Maybe you’ve been enjoying Crapalachia (Excerpt) as much as everybody else these days – or perhaps you’re just a big fan of the Appalachians (and hopefully not MTV’s Buckwild). Either way, you should get a kick out of Scott Hubener’s The Space In-between project. The photography series “documents the landscape and residents along U.S. Route 23, between Asheville, North Carolina, and Johnson City, Tennessee.”
“On the outside, she was immaculately poised, always elegantly dressed, with perfectly cut, silver hair; witty, brilliant company, properly opinionated, impatient with compromise or cant, what the book blurbs called ‘fiercely intelligent.’ But this came at a cost.” Jenny Diski‘s husband, the poet Ian Patterson, remembers his wife for The Guardian.
Before his death of natural causes in 2008, Henry Gustave Molaison had the world’s most famous brain. At 27, Molaison permanently lost the ability to form new memories, which led to him spending the rest of his life in “thirty-second loops of awareness.” In the LRB, Mike Jay reviews a new book on Molaison, Permanent Present Tense.

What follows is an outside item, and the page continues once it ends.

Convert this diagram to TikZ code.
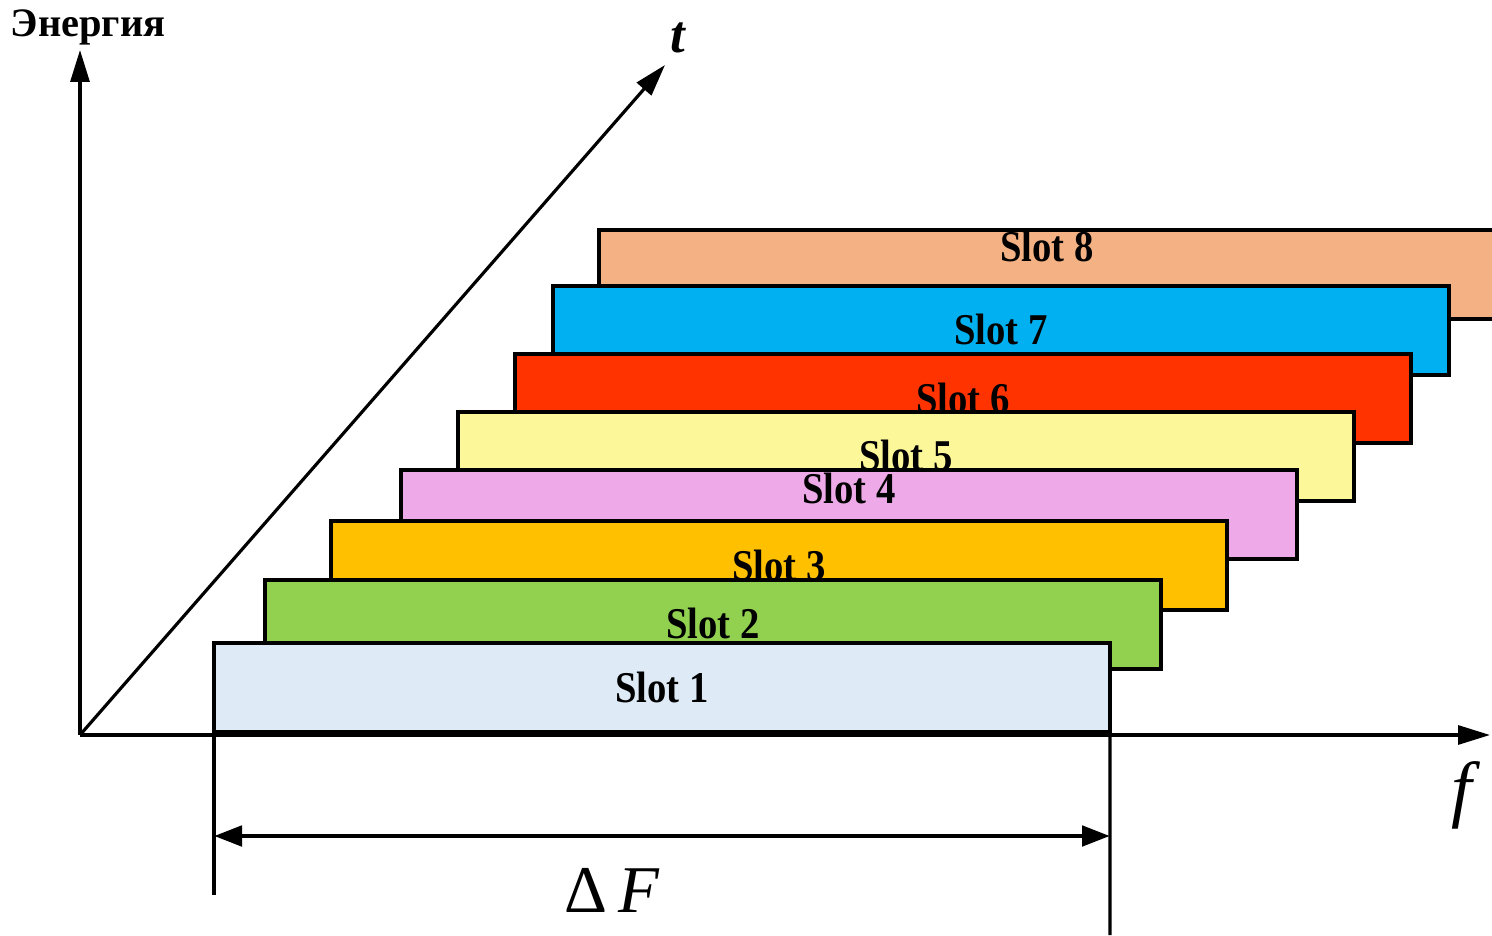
\documentclass[tikz,border=0pt]{standalone}
\usepackage{fontspec}
\usepackage{graphicx}
\usepackage{xcolor}
\setmainfont{Liberation Serif}
\usetikzlibrary{arrows.meta, calc}

\definecolor{slotA}{HTML}{DEEAF6}
\definecolor{slotB}{HTML}{92D050}
\definecolor{slotC}{HTML}{FFC000}
\definecolor{slotD}{HTML}{EEAAE8}
\definecolor{slotE}{HTML}{FCF89A}
\definecolor{slotF}{HTML}{FF3300}
\definecolor{slotG}{HTML}{00B0F0}
\definecolor{slotH}{HTML}{F4B183}

\newcommand{\slotname}[1]{\scalebox{0.88}[1]{Slot #1}}

\tikzset{
    axis/.style={line width=0.9pt, -{Triangle[length=3.2mm, width=1.9mm]}},
    slot/.style={draw, line width=1pt, anchor=south west, inner sep=0pt, outer sep=0pt,
        minimum width=8.96cm, minimum height=0.89cm},
    slotlabel/.style={font=\fontsize{12.5}{14}\selectfont\bfseries, inner sep=0pt},
    dimline/.style={line width=0.9pt},
    dimarrow/.style={line width=1.4pt, {Triangle[length=2.8mm, width=2mm]}-{Triangle[length=2.8mm, width=2mm]}}
}

\begin{document}
\begin{tikzpicture}
        \useasboundingbox (-0.80,-2.00) rectangle (14.12,7.35);

        % Draw the axes
        \coordinate (o) at (0,0);
        \coordinate (etop) at (0,6.85);
        \coordinate (ttop) at (5.85,6.70);
        \coordinate (fend) at (14.10,0);
        \draw[axis] (o) -- (etop);
        \draw[axis] (o) -- (ttop);
        \draw[axis] (o) -- (fend);
        \node[font=\fontsize{11.5}{13}\selectfont\bfseries] (elabel) at (0.08,7.08) {Энергия};
        \node[font=\fontsize{15}{17}\selectfont\bfseries\itshape] (tlabel) at (5.98,6.97) {t};
        \node[font=\fontsize{21}{23}\selectfont\itshape] (flabel) at (13.82,-0.60) {f};

        % Draw the slots, back to front
        \node[slot, fill=slotH] (s8) at (5.19,4.16) {};
        \node[slot, fill=slotG] (s7) at (4.73,3.60) {};
        \node[slot, fill=slotF] (s6) at (4.35,2.92) {};
        \node[slot, fill=slotE] (s5) at (3.78,2.34) {};
        \node[slot, fill=slotD] (s4) at (3.21,1.76) {};
        \node[slot, fill=slotC] (s3) at (2.51,1.25) {};
        \node[slot, fill=slotB] (s2) at (1.85,0.66) {};
        \node[slot, fill=slotA] (s1) at (1.34,0.03) {};

        % Slot labels
        \node[slotlabel] (l8) at ($(s8.center)+(0,0.28)$) {\slotname{8}};
        \node[slotlabel] (l7) at ($(s7.center)+(0,0.01)$) {\slotname{7}};
        \node[slotlabel] (l6) at ($(s6.center)+(0,0)$) {\slotname{6}};
        \node[slotlabel] (l5) at ($(s5.center)+(0,0.01)$) {\slotname{5}};
        \node[slotlabel] (l4) at ($(s4.center)+(0,0.26)$) {\slotname{4}};
        \node[slotlabel] (l3) at ($(s3.center)+(0,0)$) {\slotname{3}};
        \node[slotlabel] (l2) at ($(s2.center)+(0,0.01)$) {\slotname{2}};
        \node[slotlabel] (l1) at ($(s1.center)+(0,0)$) {\slotname{1}};

        % Bandwidth of one slot
        \coordinate (dleft) at (1.34,-1.60);
        \coordinate (dright) at (10.30,-2.00);
        \coordinate (aleft) at (1.34,-1.01);
        \coordinate (aright) at (10.30,-1.01);
        \draw[dimline] (s1.south west) -- (dleft);
        \draw[dimline] (s1.south east) -- (dright);
        \draw[dimarrow] (aleft) -- (aright);
        \node[font=\fontsize{19}{22}\selectfont] (dF) at (5.32,-1.55) {Δ\,\textit{F}};
\end{tikzpicture}
\end{document}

“The voices you hear when you sit down to write lead you to believe that you’re a character in the novel you’re writing even though metafiction hasn’t been invented yet.” If this applies to you, you might be in a Muriel Spark novel according to Maud Newton’s article at The Toast. We aren’t surprised that Newton wrote this because Spark made her 2010 Year in Reading post.
The New York Public Library released more than 180,000 of its public-domain items, ranging from maps and manuscripts to ancient texts and sheet music. The files can be downloaded on the library’s website, available to the public without restriction.